Imagine recent outcomes at GM, and Toyota before it, if some frontline engineer – or even assembly line worker – used the company Intranet to say “Hey, CEO, there’s a fundamental design problem with (fill in the blank),” …and the CEO stopped production while the glitch was fixed, even if that meant months of stalled production.
Ethics today save you money tomorrow. But that’s not all. Ethics todaymakes you more money, every day of the year, for generations.
Because your workers at all levels care, and so they pitch in with zest to make your company great.
They think about improving your firm all week long, and they bring those off-hour innovations to work.
They bring you their most talented friends at hiring time, and you don’t have to bribe them to do it.
They represent your brand with pride in person and on social media, without your even realizing it.
Your customers stay with you because you stand for something too few companies do.
New customers seek you out, because they love what you stand for.

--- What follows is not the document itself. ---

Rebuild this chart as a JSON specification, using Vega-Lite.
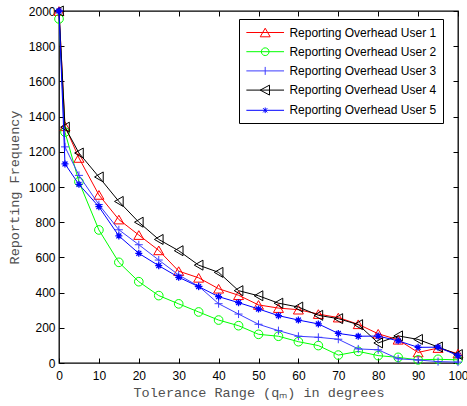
{
  "$schema": "https://vega.github.io/schema/vega-lite/v6.json",
  "width": 399,
  "height": 352,
  "autosize": {"type": "none"},
  "padding": {"left": 59, "top": 11, "right": 9, "bottom": 43},
  "background": "white",
  "config": {
    "view": {"stroke": "#000000", "strokeWidth": 1.3},
    "axis": {"grid": false, "domain": false, "tickColor": "#000000", "tickSize": -5, "tickWidth": 1,
      "labelFont": "Liberation Sans", "labelFontSize": 12, "labelColor": "#000000",
      "titleFont": "Liberation Mono", "titleFontSize": 13.5, "titleFontWeight": "normal", "titleColor": "#505050"}
  },
  "data": {"values": [
    {"series": "Reporting Overhead User 1", "tolerance": 0, "frequency": 2000},
    {"series": "Reporting Overhead User 1", "tolerance": 1.5, "frequency": 1345},
    {"series": "Reporting Overhead User 1", "tolerance": 5, "frequency": 1165},
    {"series": "Reporting Overhead User 1", "tolerance": 10, "frequency": 955},
    {"series": "Reporting Overhead User 1", "tolerance": 15, "frequency": 815},
    {"series": "Reporting Overhead User 1", "tolerance": 20, "frequency": 727},
    {"series": "Reporting Overhead User 1", "tolerance": 25, "frequency": 640},
    {"series": "Reporting Overhead User 1", "tolerance": 30, "frequency": 522},
    {"series": "Reporting Overhead User 1", "tolerance": 35, "frequency": 484},
    {"series": "Reporting Overhead User 1", "tolerance": 40, "frequency": 422},
    {"series": "Reporting Overhead User 1", "tolerance": 45, "frequency": 385},
    {"series": "Reporting Overhead User 1", "tolerance": 50, "frequency": 330},
    {"series": "Reporting Overhead User 1", "tolerance": 55, "frequency": 312},
    {"series": "Reporting Overhead User 1", "tolerance": 60, "frequency": 303},
    {"series": "Reporting Overhead User 1", "tolerance": 65, "frequency": 278},
    {"series": "Reporting Overhead User 1", "tolerance": 70, "frequency": 258},
    {"series": "Reporting Overhead User 1", "tolerance": 75, "frequency": 220},
    {"series": "Reporting Overhead User 1", "tolerance": 80, "frequency": 166},
    {"series": "Reporting Overhead User 1", "tolerance": 85, "frequency": 132},
    {"series": "Reporting Overhead User 1", "tolerance": 90, "frequency": 60},
    {"series": "Reporting Overhead User 1", "tolerance": 95, "frequency": 85},
    {"series": "Reporting Overhead User 1", "tolerance": 100, "frequency": 53},
    {"series": "Reporting Overhead User 2", "tolerance": 0, "frequency": 1955},
    {"series": "Reporting Overhead User 2", "tolerance": 1.5, "frequency": 1312},
    {"series": "Reporting Overhead User 2", "tolerance": 5, "frequency": 1030},
    {"series": "Reporting Overhead User 2", "tolerance": 10, "frequency": 756},
    {"series": "Reporting Overhead User 2", "tolerance": 15, "frequency": 572},
    {"series": "Reporting Overhead User 2", "tolerance": 20, "frequency": 462},
    {"series": "Reporting Overhead User 2", "tolerance": 25, "frequency": 383},
    {"series": "Reporting Overhead User 2", "tolerance": 30, "frequency": 336},
    {"series": "Reporting Overhead User 2", "tolerance": 35, "frequency": 290},
    {"series": "Reporting Overhead User 2", "tolerance": 40, "frequency": 244},
    {"series": "Reporting Overhead User 2", "tolerance": 45, "frequency": 212},
    {"series": "Reporting Overhead User 2", "tolerance": 50, "frequency": 163},
    {"series": "Reporting Overhead User 2", "tolerance": 55, "frequency": 152},
    {"series": "Reporting Overhead User 2", "tolerance": 60, "frequency": 121},
    {"series": "Reporting Overhead User 2", "tolerance": 65, "frequency": 99},
    {"series": "Reporting Overhead User 2", "tolerance": 70, "frequency": 45},
    {"series": "Reporting Overhead User 2", "tolerance": 75, "frequency": 66},
    {"series": "Reporting Overhead User 2", "tolerance": 80, "frequency": 42},
    {"series": "Reporting Overhead User 2", "tolerance": 85, "frequency": 32},
    {"series": "Reporting Overhead User 2", "tolerance": 90, "frequency": 18},
    {"series": "Reporting Overhead User 2", "tolerance": 95, "frequency": 21},
    {"series": "Reporting Overhead User 2", "tolerance": 100, "frequency": 18},
    {"series": "Reporting Overhead User 3", "tolerance": 0, "frequency": 2000},
    {"series": "Reporting Overhead User 3", "tolerance": 1.5, "frequency": 1228},
    {"series": "Reporting Overhead User 3", "tolerance": 5, "frequency": 1066},
    {"series": "Reporting Overhead User 3", "tolerance": 10, "frequency": 900},
    {"series": "Reporting Overhead User 3", "tolerance": 15, "frequency": 757},
    {"series": "Reporting Overhead User 3", "tolerance": 20, "frequency": 672},
    {"series": "Reporting Overhead User 3", "tolerance": 25, "frequency": 585},
    {"series": "Reporting Overhead User 3", "tolerance": 30, "frequency": 500},
    {"series": "Reporting Overhead User 3", "tolerance": 35, "frequency": 436},
    {"series": "Reporting Overhead User 3", "tolerance": 40, "frequency": 337},
    {"series": "Reporting Overhead User 3", "tolerance": 45, "frequency": 278},
    {"series": "Reporting Overhead User 3", "tolerance": 50, "frequency": 220},
    {"series": "Reporting Overhead User 3", "tolerance": 55, "frequency": 184},
    {"series": "Reporting Overhead User 3", "tolerance": 60, "frequency": 152},
    {"series": "Reporting Overhead User 3", "tolerance": 65, "frequency": 146},
    {"series": "Reporting Overhead User 3", "tolerance": 70, "frequency": 135},
    {"series": "Reporting Overhead User 3", "tolerance": 75, "frequency": 80},
    {"series": "Reporting Overhead User 3", "tolerance": 80, "frequency": 75},
    {"series": "Reporting Overhead User 3", "tolerance": 85, "frequency": 24},
    {"series": "Reporting Overhead User 3", "tolerance": 90, "frequency": 17},
    {"series": "Reporting Overhead User 3", "tolerance": 95, "frequency": 8},
    {"series": "Reporting Overhead User 3", "tolerance": 100, "frequency": 5},
    {"series": "Reporting Overhead User 4", "tolerance": 0, "frequency": 2000},
    {"series": "Reporting Overhead User 4", "tolerance": 1.5, "frequency": 1340},
    {"series": "Reporting Overhead User 4", "tolerance": 5, "frequency": 1193},
    {"series": "Reporting Overhead User 4", "tolerance": 10, "frequency": 1057},
    {"series": "Reporting Overhead User 4", "tolerance": 15, "frequency": 918},
    {"series": "Reporting Overhead User 4", "tolerance": 20, "frequency": 800},
    {"series": "Reporting Overhead User 4", "tolerance": 25, "frequency": 702},
    {"series": "Reporting Overhead User 4", "tolerance": 30, "frequency": 638},
    {"series": "Reporting Overhead User 4", "tolerance": 35, "frequency": 556},
    {"series": "Reporting Overhead User 4", "tolerance": 40, "frequency": 515},
    {"series": "Reporting Overhead User 4", "tolerance": 45, "frequency": 411},
    {"series": "Reporting Overhead User 4", "tolerance": 50, "frequency": 382},
    {"series": "Reporting Overhead User 4", "tolerance": 55, "frequency": 340},
    {"series": "Reporting Overhead User 4", "tolerance": 60, "frequency": 318},
    {"series": "Reporting Overhead User 4", "tolerance": 65, "frequency": 271},
    {"series": "Reporting Overhead User 4", "tolerance": 70, "frequency": 252},
    {"series": "Reporting Overhead User 4", "tolerance": 75, "frequency": 218},
    {"series": "Reporting Overhead User 4", "tolerance": 80, "frequency": 114},
    {"series": "Reporting Overhead User 4", "tolerance": 85, "frequency": 154},
    {"series": "Reporting Overhead User 4", "tolerance": 90, "frequency": 134},
    {"series": "Reporting Overhead User 4", "tolerance": 95, "frequency": 91},
    {"series": "Reporting Overhead User 4", "tolerance": 100, "frequency": 48},
    {"series": "Reporting Overhead User 5", "tolerance": 0, "frequency": 2000},
    {"series": "Reporting Overhead User 5", "tolerance": 1.5, "frequency": 1131},
    {"series": "Reporting Overhead User 5", "tolerance": 5, "frequency": 1015},
    {"series": "Reporting Overhead User 5", "tolerance": 10, "frequency": 888},
    {"series": "Reporting Overhead User 5", "tolerance": 15, "frequency": 722},
    {"series": "Reporting Overhead User 5", "tolerance": 20, "frequency": 623},
    {"series": "Reporting Overhead User 5", "tolerance": 25, "frequency": 553},
    {"series": "Reporting Overhead User 5", "tolerance": 30, "frequency": 487},
    {"series": "Reporting Overhead User 5", "tolerance": 35, "frequency": 434},
    {"series": "Reporting Overhead User 5", "tolerance": 40, "frequency": 377},
    {"series": "Reporting Overhead User 5", "tolerance": 45, "frequency": 343},
    {"series": "Reporting Overhead User 5", "tolerance": 50, "frequency": 307},
    {"series": "Reporting Overhead User 5", "tolerance": 55, "frequency": 269},
    {"series": "Reporting Overhead User 5", "tolerance": 60, "frequency": 244},
    {"series": "Reporting Overhead User 5", "tolerance": 65, "frequency": 222},
    {"series": "Reporting Overhead User 5", "tolerance": 70, "frequency": 168},
    {"series": "Reporting Overhead User 5", "tolerance": 75, "frequency": 152},
    {"series": "Reporting Overhead User 5", "tolerance": 80, "frequency": 153},
    {"series": "Reporting Overhead User 5", "tolerance": 85, "frequency": 126},
    {"series": "Reporting Overhead User 5", "tolerance": 90, "frequency": 89},
    {"series": "Reporting Overhead User 5", "tolerance": 95, "frequency": 90},
    {"series": "Reporting Overhead User 5", "tolerance": 100, "frequency": 42}
  ]},
  "encoding": {
    "x": {"field": "tolerance", "type": "quantitative", "scale": {"domain": [0, 100], "nice": false, "zero": false}, "axis": null},
    "y": {"field": "frequency", "type": "quantitative", "scale": {"domain": [0, 2000], "nice": false}, "axis": null}
  },
  "resolve": {"axis": {"x": "independent", "y": "independent"}},
  "layer": [
    {
      "transform": [{"filter": "datum.series == 'Reporting Overhead User 1'"}],
      "mark": {"type": "line", "strokeWidth": 1, "color": "#ff0000"},
      "encoding": {
        "x": {"field": "tolerance", "type": "quantitative", "scale": {"domain": [0, 100], "nice": false, "zero": false},
          "axis": {"orient": "bottom", "values": [0, 10, 20, 30, 40, 50, 60, 70, 80, 90, 100], "labelFlush": false, "labelPadding": 12,
            "title": "Tolerance Range (qₘ) in degrees", "titlePadding": 4}},
        "y": {"field": "frequency", "type": "quantitative", "scale": {"domain": [0, 2000], "nice": false},
          "axis": {"orient": "left", "values": [0, 200, 400, 600, 800, 1000, 1200, 1400, 1600, 1800, 2000], "format": "d", "labelPadding": 9,
            "title": "Reporting Frequency", "titlePadding": 7}}
      }
    },
    {
      "transform": [{"filter": "datum.series == 'Reporting Overhead User 1'"}],
      "mark": {"type": "point", "shape": "triangle-up", "size": 100, "filled": false, "color": "#ff0000", "strokeWidth": 1, "opacity": 1}
    },
    {
      "transform": [{"filter": "datum.series == 'Reporting Overhead User 2'"}],
      "mark": {"type": "line", "strokeWidth": 1, "color": "#00ff00"}
    },
    {
      "transform": [{"filter": "datum.series == 'Reporting Overhead User 2'"}],
      "mark": {"type": "point", "shape": "circle", "size": 75, "filled": false, "color": "#00ff00", "strokeWidth": 1, "opacity": 1}
    },
    {
      "transform": [{"filter": "datum.series == 'Reporting Overhead User 3'"}],
      "mark": {"type": "line", "strokeWidth": 1, "color": "#3c3cff"}
    },
    {
      "transform": [{"filter": "datum.series == 'Reporting Overhead User 3'"}],
      "mark": {"type": "point", "shape": "M-1,0H1M0,-1V1", "size": 64, "filled": false, "color": "#3c3cff", "strokeWidth": 1, "opacity": 1}
    },
    {
      "transform": [{"filter": "datum.series == 'Reporting Overhead User 4'"}],
      "mark": {"type": "line", "strokeWidth": 1, "color": "#000000"}
    },
    {
      "transform": [{"filter": "datum.series == 'Reporting Overhead User 4'"}],
      "mark": {"type": "point", "shape": "triangle-left", "size": 100, "filled": false, "color": "#000000", "strokeWidth": 1, "opacity": 1}
    },
    {
      "transform": [{"filter": "datum.series == 'Reporting Overhead User 5'"}],
      "mark": {"type": "line", "strokeWidth": 1, "color": "#0000ff"}
    },
    {
      "transform": [{"filter": "datum.series == 'Reporting Overhead User 5'"}],
      "mark": {"type": "point", "shape": "M-1,0H1M0,-1V1M-0.7,-0.7L0.7,0.7M-0.7,0.7L0.7,-0.7", "size": 49, "filled": false, "color": "#0000ff", "strokeWidth": 1.3, "opacity": 1}
    },
    {
      "mark": {"type": "point", "filled": false, "strokeWidth": 1, "opacity": 0},
      "encoding": {
        "x": {"field": "tolerance", "type": "quantitative", "scale": {"domain": [0, 100], "nice": false, "zero": false},
          "axis": {"orient": "top", "values": [0, 10, 20, 30, 40, 50, 60, 70, 80, 90, 100], "labels": false, "title": null}},
        "y": {"field": "frequency", "type": "quantitative", "scale": {"domain": [0, 2000], "nice": false},
          "axis": {"orient": "right", "values": [0, 200, 400, 600, 800, 1000, 1200, 1400, 1600, 1800, 2000], "labels": false, "title": null}},
        "color": {"field": "series", "type": "nominal",
          "scale": {"domain": ["Reporting Overhead User 1", "Reporting Overhead User 2", "Reporting Overhead User 3", "Reporting Overhead User 4", "Reporting Overhead User 5"],
            "range": ["#ff0000", "#00ff00", "#3c3cff", "#000000", "#0000ff"]},
          "legend": {"title": null, "orient": "none", "legendX": 180, "legendY": 8, "strokeColor": "#000000", "fillColor": "#ffffff",
            "padding": 6, "symbolSize": 196, "symbolStrokeWidth": 1, "symbolOffset": 12.7, "labelOffset": 16.7, "rowPadding": 5.2,
            "labelFont": "Liberation Sans", "labelFontSize": 12, "labelColor": "#000000", "symbolOpacity": 1}},
        "shape": {"field": "series", "type": "nominal",
          "scale": {"domain": ["Reporting Overhead User 1", "Reporting Overhead User 2", "Reporting Overhead User 3", "Reporting Overhead User 4", "Reporting Overhead User 5"],
            "range": [
              "M-2.69,0H2.69M0,-0.615L-0.71,0.615L0.71,0.615Z",
              "M-2.69,0H2.69M0.55,0A0.55,0.55,0,1,1,-0.55,0A0.55,0.55,0,1,1,0.55,0Z",
              "M-2.69,0H2.69M0,-0.57V0.57",
              "M-2.69,0H2.69M-0.71,0L0.615,-0.71L0.615,0.71Z",
              "M-2.69,0H2.69M0,-0.4V0.4M-0.3,-0.3L0.3,0.3M-0.3,0.3L0.3,-0.3"
            ]},
          "legend": {"title": null, "orient": "none", "legendX": 180, "legendY": 8, "strokeColor": "#000000", "fillColor": "#ffffff",
            "padding": 6, "symbolSize": 196, "symbolStrokeWidth": 1, "symbolOffset": 12.7, "labelOffset": 16.7, "rowPadding": 5.2,
            "labelFont": "Liberation Sans", "labelFontSize": 12, "labelColor": "#000000", "symbolOpacity": 1}}
      }
    }
  ]
}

In times of trouble, your employees, your customers, your vendors, and the community all stay with you, even pitch in to see you through it, because they believe in you.
Can you put a price tag on that? Can you measure it? Perhaps you could by tracking long-term survival, or profitability, or maybe stock price, as some funds like Parnassus do. I’ll leave that up to you.
All I know is, a lot of the business leaders I’ve had the pleasure of working with over my career don’t actually worry about such things. It used to amaze me when a leader would say, “We just want to do the right thing because it’s right, that’s all.” At first I was even skeptical, much to my embarrassment. But now I get it.
Do you want to succeed in business? Then adopt this one essential maxim and propagate it throughout your culture:
Do The Right Thing. Always.
There’s no “it depends” to this. It’s a guiding principle for your own leadership, for your executives and managers, and ultimately for your frontline workers. Want all those benefits outlined in the bullets above? Create an organization-wide fundamental ethic of ethics.
How? It starts at the top. Yes, at the very top. It starts with the CEO’s boss, the board of directors, especially with the chairman of the board.
The chair has to lead with unimpeachable character, or nobody’s going to take her seriously when she demands similar ethics from fellow board members – which she must do, or they will have no moral authority by which to hold their CEO accountable.
Remember, this rule applies in business every bit as much as in childrearing: Do as I do, not just as I say.
The ethic of ethics must be upheld by the CEO, to keep the rest of the C-suite honest. Too many times I’ve heard a CEO confide, “My CMO is a little shady, but hey, that’s marketing, right?” Wrong! Same thing with the head of sales, or with the chief legal council, who too often ask only what is legal, not what is right. No position is free of the risk of questionable ethics.
Do The Right Thing. Always. It is a principle that needs teeth, of course – you can’t tolerate bad actors. But much more importantly, it requires positive reinforcement. Foster a culture where calling out the right actions, rather than the expedient ones, earns employees at all levels recognition and even promotion. After all, no one buys lip service. If you want to get more of something, you’ve got to encourage it. That goes for “You,” the C-level leader, “You,” the middle manager, “You,” the frontline leader, and even “You,” the peer.
Too often when we speak of workplace morale, we talk about superficial aspects of work, like parties, earned time off, perks such as quiet pods and foosball tables. But the truth is, employees at all level of an organization will pass up all of that stuff if they can just work in a company they believe in. One that isn’t evil. One that isn’t morally neutral. One that is dedicated to being a force for good in the world, starting right within the workplace.
Live this yourself. Make it your leadership mantra, no matter your position within the organization. Expect it of those you work with, including those above you on the corporate pyramid. If they ever fail you, move on.